- Problem description: Give back, word for word, only the lines from the opening of the records through the one with "const yTickValues = [0, 10, 20, 30, 40, 50, 60, 70];". Pictures stay out.

- Stored records:
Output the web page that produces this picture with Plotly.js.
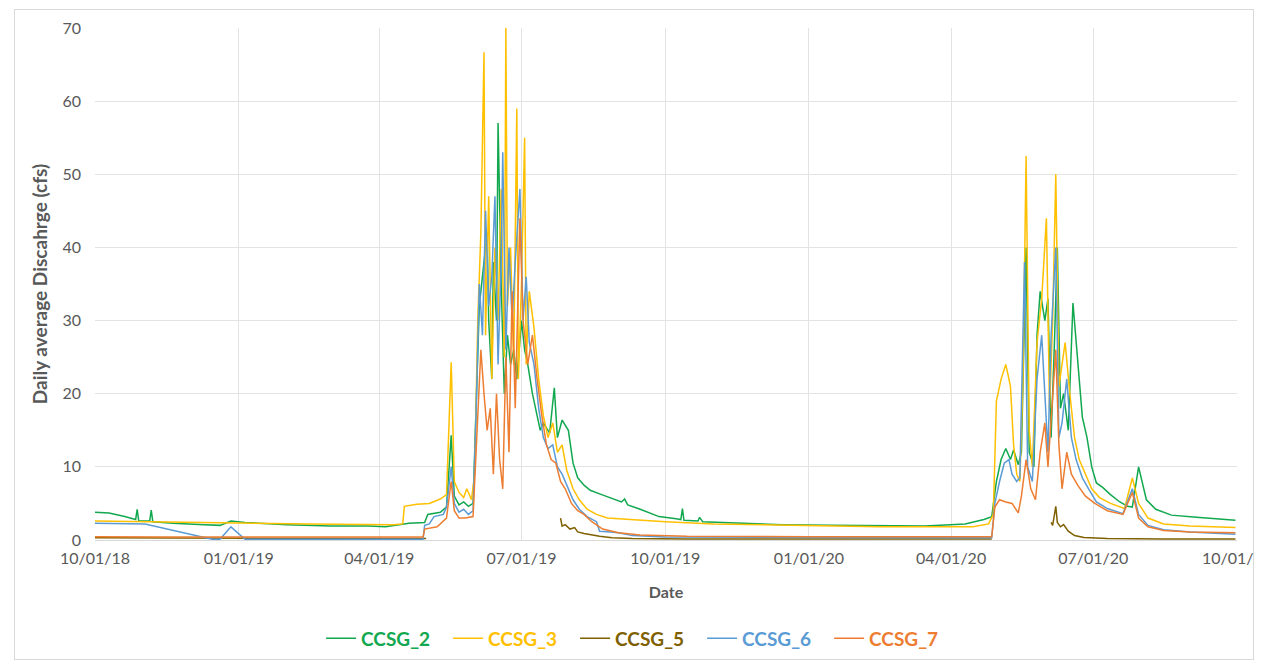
<!DOCTYPE html>
<html>
<head>
<meta charset="utf-8">
<script src="https://cdn.plot.ly/plotly-3.0.1.min.js"></script>
<style>
  html, body { margin: 0; padding: 0; background: #ffffff; width: 1261px; height: 664px; overflow: hidden; }
  #frame { position: absolute; left: 14px; top: 9px; width: 1240px; height: 651px; border: 1px solid #d9d9d9; box-sizing: border-box; }
  #clip { position: absolute; left: 0; top: 0; width: 1254px; height: 664px; overflow: hidden; }
  #chart { position: absolute; left: 0; top: 0; width: 1261px; height: 664px; }
</style>
</head>
<body>
<div id="frame"></div>
<div id="clip"><div id="chart"></div></div>
<script>
// ---------------- data ----------------
const seriesNames = ["CCSG_2", "CCSG_3", "CCSG_5", "CCSG_6", "CCSG_7"];
const seriesColors = ["#12A84F", "#FFC000", "#7F6000", "#5B9BD5", "#ED7D31"];
const xTickLabels = ["10/01/18", "01/01/19", "04/01/19", "07/01/19", "10/01/19", "01/01/20", "04/01/20", "07/01/20", "10/01/20"];
const yTickValues = [0, 10, 20, 30, 40, 50, 60, 70];

const ccsg2Dates = ["2018-10-01","2018-10-10","2018-10-20","2018-10-27","2018-10-28","2018-10-29","2018-11-05","2018-11-06","2018-11-07","2018-11-20","2018-12-10","2018-12-20","2018-12-27","2019-01-05","2019-02-01","2019-03-01","2019-03-25","2019-04-05","2019-04-20","2019-04-30","2019-05-02","2019-05-10","2019-05-14","2019-05-17","2019-05-19","2019-05-22","2019-05-25","2019-05-28","2019-05-31","2019-06-02","2019-06-04","2019-06-06","2019-06-09","2019-06-10","2019-06-12","2019-06-13","2019-06-15","2019-06-16","2019-06-18","2019-06-20","2019-06-22","2019-06-24","2019-06-26","2019-06-28","2019-07-01","2019-07-03","2019-07-05","2019-07-08","2019-07-11","2019-07-13","2019-07-15","2019-07-19","2019-07-22","2019-07-24","2019-07-27","2019-07-31","2019-08-03","2019-08-06","2019-08-10","2019-08-14","2019-08-20","2019-08-27","2019-09-03","2019-09-05","2019-09-07","2019-09-15","2019-09-27","2019-10-08","2019-10-11","2019-10-12","2019-10-13","2019-10-22","2019-10-23","2019-10-25","2019-11-15","2019-12-15","2020-01-15","2020-02-15","2020-03-15","2020-04-10","2020-04-22","2020-04-27","2020-04-30","2020-05-03","2020-05-06","2020-05-09","2020-05-11","2020-05-14","2020-05-16","2020-05-19","2020-05-21","2020-05-24","2020-05-26","2020-05-28","2020-05-31","2020-06-02","2020-06-04","2020-06-06","2020-06-08","2020-06-10","2020-06-12","2020-06-15","2020-06-18","2020-06-22","2020-06-24","2020-06-27","2020-06-30","2020-07-03","2020-07-07","2020-07-12","2020-07-18","2020-07-23","2020-07-26","2020-07-30","2020-08-04","2020-08-10","2020-08-20","2020-09-05","2020-09-20","2020-09-30"];
const ccsg2Values = [3.8,3.7,3.2,2.8,4.2,2.6,2.6,4.1,2.5,2.3,2.1,2.0,2.6,2.4,2.1,1.9,1.9,1.8,2.3,2.4,3.5,3.8,4.5,14.3,6,4.8,5.2,4.6,5,20,32,36,42,30,22,38,30,57,35,20,28,24,26,22,30,26,24,20,17,15,16,14.6,20.8,14,16.4,15,10.5,8.5,7.5,6.8,6.3,5.8,5.2,5.6,4.8,4.2,3.2,2.9,2.8,4.3,2.7,2.6,3.1,2.5,2.3,2.1,2.0,1.9,1.9,2.2,2.8,3.2,8,11,12.5,11,12.3,10.3,12,40,12,10,28,34,30,33,14,26,40,18,20,15,32.4,22,16.8,14,10,7.8,7.2,6.2,5.2,4.6,4.5,10,5.5,4.2,3.4,3.1,2.9,2.7,2.5];

const ccsg3Dates = ["2018-10-01","2018-11-01","2018-12-01","2019-01-01","2019-02-15","2019-04-10","2019-04-16","2019-04-17","2019-04-25","2019-05-03","2019-05-10","2019-05-14","2019-05-17","2019-05-19","2019-05-22","2019-05-25","2019-05-27","2019-05-30","2019-06-01","2019-06-03","2019-06-05","2019-06-07","2019-06-08","2019-06-10","2019-06-12","2019-06-14","2019-06-16","2019-06-18","2019-06-20","2019-06-21","2019-06-22","2019-06-24","2019-06-26","2019-06-28","2019-06-29","2019-07-01","2019-07-03","2019-07-04","2019-07-06","2019-07-09","2019-07-12","2019-07-15","2019-07-18","2019-07-21","2019-07-24","2019-07-27","2019-07-30","2019-08-03","2019-08-07","2019-08-12","2019-08-18","2019-08-25","2019-09-01","2019-09-15","2019-10-01","2019-11-01","2019-12-15","2020-02-15","2020-04-15","2020-04-25","2020-04-28","2020-04-30","2020-05-03","2020-05-06","2020-05-09","2020-05-11","2020-05-13","2020-05-15","2020-05-17","2020-05-19","2020-05-21","2020-05-23","2020-05-26","2020-05-29","2020-06-01","2020-06-03","2020-06-05","2020-06-07","2020-06-09","2020-06-11","2020-06-13","2020-06-16","2020-06-19","2020-06-22","2020-06-26","2020-06-30","2020-07-05","2020-07-12","2020-07-21","2020-07-26","2020-07-30","2020-08-05","2020-08-15","2020-09-01","2020-09-30"];
const ccsg3Values = [2.6,2.5,2.4,2.3,2.2,2.1,2.2,4.6,4.9,5.0,5.6,6.2,24.3,8,6.5,5.8,7,5.5,9,30,42,66.7,28,47,22,40,30,48,25,70,32,40,24,59,22,35,55,24,34,29,22,17,14,16,12,13,9.5,7,5.5,4.2,3.5,3.0,2.9,2.7,2.5,2.2,2.0,1.8,1.8,2.2,3.5,19,22,24,21,13,9,8,22,52.5,15,10,27,33,44,18,30,50,21,24,27,20,14,11,9,7,5.8,5,4.3,8.5,5,3,2.2,1.9,1.7];

const ccsg5Dates = ["2018-10-01","2019-01-01","2019-05-01","2019-05-02","2019-07-26","2019-07-27","2019-07-29","2019-08-01","2019-08-04","2019-08-06","2019-08-10","2019-08-14","2019-08-20","2019-08-28","2019-09-10","2019-10-15","2020-01-01","2020-04-27","2020-04-28","2020-06-04","2020-06-05","2020-06-07","2020-06-08","2020-06-10","2020-06-12","2020-06-15","2020-06-19","2020-06-25","2020-07-10","2020-08-15","2020-09-30"];
const ccsg5Values = [0.3,0.25,0.2,null,3.0,1.9,2.1,1.5,1.7,1.1,0.9,0.7,0.5,0.3,0.2,0.15,0.15,0.15,null,2.4,2.0,4.6,2.4,1.8,2.1,1.2,0.6,0.35,0.2,0.15,0.15];

const ccsg6Dates = ["2018-10-01","2018-10-20","2018-11-02","2018-12-15","2018-12-20","2018-12-27","2019-01-05","2019-04-29","2019-04-30","2019-05-03","2019-05-06","2019-05-12","2019-05-14","2019-05-17","2019-05-19","2019-05-22","2019-05-25","2019-05-28","2019-05-31","2019-06-02","2019-06-04","2019-06-06","2019-06-08","2019-06-10","2019-06-12","2019-06-14","2019-06-16","2019-06-18","2019-06-19","2019-06-21","2019-06-23","2019-06-25","2019-06-27","2019-06-30","2019-07-02","2019-07-04","2019-07-06","2019-07-09","2019-07-12","2019-07-15","2019-07-18","2019-07-21","2019-07-24","2019-07-27","2019-07-30","2019-08-03","2019-08-07","2019-08-12","2019-08-18","2019-08-20","2019-08-27","2019-09-01","2019-09-10","2019-10-01","2020-01-01","2020-04-27","2020-04-29","2020-05-02","2020-05-05","2020-05-08","2020-05-10","2020-05-13","2020-05-15","2020-05-18","2020-05-20","2020-05-23","2020-05-26","2020-05-29","2020-05-31","2020-06-02","2020-06-04","2020-06-07","2020-06-09","2020-06-11","2020-06-14","2020-06-17","2020-06-20","2020-06-24","2020-06-28","2020-07-03","2020-07-10","2020-07-20","2020-07-26","2020-07-30","2020-08-05","2020-08-15","2020-09-01","2020-09-30"];
const ccsg6Values = [2.3,2.3,2.2,0.1,0.1,1.8,0.1,0.1,2.0,2.2,3.2,3.5,4.5,10,5,3.8,4.2,3.5,4,18,35,28,45,32,36,47,24,38,53,26,40,30,38,48,30,36,27,24,18,14,12.5,13,10,9,7.5,5.5,4.2,3.2,2.5,1.2,1.1,1.0,0.6,0.4,0.35,0.3,5,8,10.5,11,9,8,8.5,38,10,8,22,28,20,12,28,40,14,16,22,14,11,8.5,7,5.2,4.3,3.6,7,3.5,2,1.4,1.1,0.8];

const ccsg7Dates = ["2018-10-01","2018-11-15","2019-04-29","2019-04-30","2019-05-08","2019-05-14","2019-05-17","2019-05-19","2019-05-22","2019-05-26","2019-05-31","2019-06-02","2019-06-05","2019-06-07","2019-06-09","2019-06-11","2019-06-13","2019-06-15","2019-06-17","2019-06-19","2019-06-21","2019-06-23","2019-06-25","2019-06-27","2019-06-30","2019-07-02","2019-07-05","2019-07-08","2019-07-11","2019-07-14","2019-07-17","2019-07-20","2019-07-23","2019-07-26","2019-07-29","2019-08-02","2019-08-06","2019-08-10","2019-08-15","2019-08-22","2019-09-01","2019-09-15","2019-10-15","2020-01-01","2020-04-27","2020-04-29","2020-05-02","2020-05-06","2020-05-10","2020-05-14","2020-05-16","2020-05-19","2020-05-22","2020-05-25","2020-05-28","2020-05-31","2020-06-02","2020-06-05","2020-06-07","2020-06-09","2020-06-11","2020-06-14","2020-06-17","2020-06-21","2020-06-26","2020-07-02","2020-07-10","2020-07-20","2020-07-26","2020-07-30","2020-08-05","2020-08-15","2020-09-01","2020-09-30"];
const ccsg7Values = [0.45,0.4,0.4,1.5,1.8,3,8,4,3,3,3.2,12,26,20,15,18,9,20,11,7,25,12,34,18,44,30,24,28,22,17,13,11,10.5,8,7,5,4,3.5,2.5,1.5,1.0,0.7,0.5,0.45,0.45,4.5,5.5,5.2,5,3.7,6,11,7,5.5,12,16,10,19.6,26,13,7,12,9,7.5,6,5,4,3.5,6.5,3,1.8,1.3,1.1,1.0];

const allDates = [ccsg2Dates, ccsg3Dates, ccsg5Dates, ccsg6Dates, ccsg7Dates];
const allValues = [ccsg2Values, ccsg3Values, ccsg5Values, ccsg6Values, ccsg7Values];

// ---------------- chart ----------------
const traces = seriesNames.map((name, i) => ({
  type: "scatter",
  mode: "lines",
  x: allDates[i],
  y: allValues[i],
  connectgaps: false,
  name: '<span style="color:' + seriesColors[i] + '"><b>' + name + '</b></span>',
  line: { color: seriesColors[i], width: 1.5 },
  hoverinfo: "x+y+name"
}));

const tickDates = ["2018-10-01","2019-01-01","2019-04-01","2019-07-01","2019-10-01","2020-01-01","2020-04-01","2020-07-01","2020-10-01"];

const layout = {
  width: 1261,
  height: 664,
  margin: { l: 95, r: 24, t: 28, b: 124, autoexpand: false },
  paper_bgcolor: "rgba(0,0,0,0)",
  plot_bgcolor: "rgba(0,0,0,0)",
  font: { family: "Lato, 'Open Sans', sans-serif", color: "#595959", size: 16 },
  showlegend: true,
  xaxis: {
    type: "date",
    range: ["2018-10-01", "2020-10-01"],
    tickvals: tickDates,
    ticktext: xTickLabels,
    ticklabeloverflow: "allow",
    automargin: false,
    showgrid: true,
    gridcolor: "#e3e3e3",
    gridwidth: 1,
    zeroline: false,
    showline: true,
    linecolor: "#d9d9d9",
    ticks: "",
    ticklabelstandoff: 4,
    tickfont: { size: 16, color: "#595959" },
    title: { text: "<b>Date</b>", font: { size: 16, color: "#595959" }, standoff: 20 }
  },
  yaxis: {
    range: [0, 70],
    tickvals: yTickValues,
    automargin: false,
    showgrid: true,
    gridcolor: "#e3e3e3",
    gridwidth: 1,
    zeroline: false,
    showline: false,
    ticks: "",
    ticklabelstandoff: 13,
    tickfont: { size: 16, color: "#595959" },
    title: { text: "<b>Daily average Discahrge (cfs)</b>", font: { size: 19, color: "#595959" }, standoff: 9 }
  },
  legend: {
    orientation: "h",
    x: 0.476,
    xanchor: "center",
    y: -0.155,
    yanchor: "top",
    font: { size: 19 },
    itemwidth: 30,
    entrywidth: 82,
    entrywidthmode: "pixels",
    traceorder: "normal"
  }
};

Plotly.newPlot("chart", traces, layout, { displayModeBar: false, staticPlot: true });
</script>
</body>
</html>
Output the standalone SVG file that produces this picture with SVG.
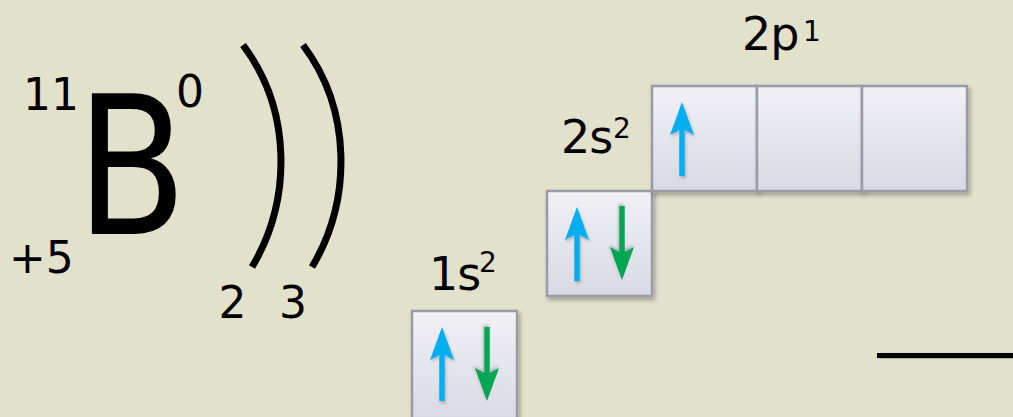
<svg xmlns="http://www.w3.org/2000/svg" xmlns:xlink="http://www.w3.org/1999/xlink" width="1013" height="417" viewBox="0 0 1013 417">
  <defs>
    <linearGradient id="boxFill" x1="0" y1="0" x2="0" y2="1">
      <stop offset="0" stop-color="#F1F1F6"/>
      <stop offset="1" stop-color="#D8D9E2"/>
    </linearGradient>
    <filter id="shadow" x="-20%" y="-20%" width="140%" height="140%">
      <feDropShadow dx="2" dy="3" stdDeviation="2" flood-color="#000" flood-opacity="0.3"/>
    </filter>
    <filter id="ashadow" x="-50%" y="-20%" width="200%" height="140%">
      <feDropShadow dx="1" dy="2" stdDeviation="1.5" flood-color="#000" flood-opacity="0.25"/>
    </filter>
    <path id="arrowUp" d="M0,0 L12,33 L2.7,28 L2.7,74 L-2.7,74 L-2.7,28 L-12,33 Z"/>
  </defs>
  <style>
    .txt { font-family: "DejaVu Sans", "Liberation Sans", sans-serif; fill: #000; }
    .box { fill: url(#boxFill); stroke: #9A9CA5; stroke-width: 2.5; filter: url(#shadow); }
    .shell { fill: none; stroke: #000; stroke-width: 7; stroke-linecap: butt; }
    .up { fill: #00AEEF; filter: url(#ashadow); }
    .down { fill: #00A651; filter: url(#ashadow); }
  </style>
  <rect width="1013" height="417" fill="#E2E1CC"/>

  <g id="element-symbol">
    <text class="txt" transform="translate(131.5,234) scale(0.84,1)" x="0" y="0" font-size="193" text-anchor="middle">B</text>
    <text class="txt" x="23" y="110" font-size="44">11</text>
    <text class="txt" x="176" y="107" font-size="44">0</text>
    <text class="txt" x="9" y="273" font-size="44">+5</text>
  </g>

  <g id="shells">
    <path class="shell" d="M243,45 C292,110 292,200 252,267"/>
    <path class="shell" d="M303,45 C352,110 352,200 312,267"/>
    <text class="txt" x="232.5" y="318" font-size="44" text-anchor="middle">2</text>
    <text class="txt" x="293" y="318" font-size="44" text-anchor="middle">3</text>
  </g>

  <g id="orbital-1s">
    <rect class="box" x="412" y="311" width="105" height="110"/>
    <use xlink:href="#arrowUp" class="up" transform="translate(442,327)"/>
    <use xlink:href="#arrowUp" class="down" transform="translate(487,401) rotate(180)"/>
    <text class="txt" x="429" y="290" font-size="46" letter-spacing="-1">1s</text>
    <text class="txt" x="488" y="272" font-size="28" text-anchor="middle">2</text>
  </g>

  <g id="orbital-2s">
    <rect class="box" x="547" y="191" width="105" height="105"/>
    <use xlink:href="#arrowUp" class="up" transform="translate(577,207)"/>
    <use xlink:href="#arrowUp" class="down" transform="translate(622,280) rotate(180)"/>
    <text class="txt" x="561" y="153" font-size="46" letter-spacing="-1">2s</text>
    <text class="txt" x="622" y="138" font-size="28" text-anchor="middle">2</text>
  </g>

  <g id="orbital-2p">
    <rect class="box" x="652" y="86" width="105" height="105"/>
    <rect class="box" x="757" y="86" width="105" height="105"/>
    <rect class="box" x="862" y="86" width="105" height="105"/>
    <use xlink:href="#arrowUp" class="up" transform="translate(682,102)"/>
    <text class="txt" x="742" y="50" font-size="46" letter-spacing="-1">2p</text>
    <text class="txt" x="812" y="41" font-size="28" text-anchor="middle">1</text>
  </g>

  <g id="connectors">
    <rect x="877" y="353" width="140" height="5" fill="#000" filter="url(#shadow)"/>
  </g>
</svg>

- Task solution:
Output the web page that produces this picture with Plotly.js.
<!DOCTYPE html>
<html>
<head>
<meta charset="utf-8">
<script src="https://cdn.plot.ly/plotly-3.0.1.min.js"></script>
<style>
  html, body { margin: 0; padding: 0; background: #ffffff; width: 1261px; height: 664px; overflow: hidden; }
  #frame { position: absolute; left: 14px; top: 9px; width: 1240px; height: 651px; border: 1px solid #d9d9d9; box-sizing: border-box; }
  #clip { position: absolute; left: 0; top: 0; width: 1254px; height: 664px; overflow: hidden; }
  #chart { position: absolute; left: 0; top: 0; width: 1261px; height: 664px; }
</style>
</head>
<body>
<div id="frame"></div>
<div id="clip"><div id="chart"></div></div>
<script>
// ---------------- data ----------------
const seriesNames = ["CCSG_2", "CCSG_3", "CCSG_5", "CCSG_6", "CCSG_7"];
const seriesColors = ["#12A84F", "#FFC000", "#7F6000", "#5B9BD5", "#ED7D31"];
const xTickLabels = ["10/01/18", "01/01/19", "04/01/19", "07/01/19", "10/01/19", "01/01/20", "04/01/20", "07/01/20", "10/01/20"];
const yTickValues = [0, 10, 20, 30, 40, 50, 60, 70];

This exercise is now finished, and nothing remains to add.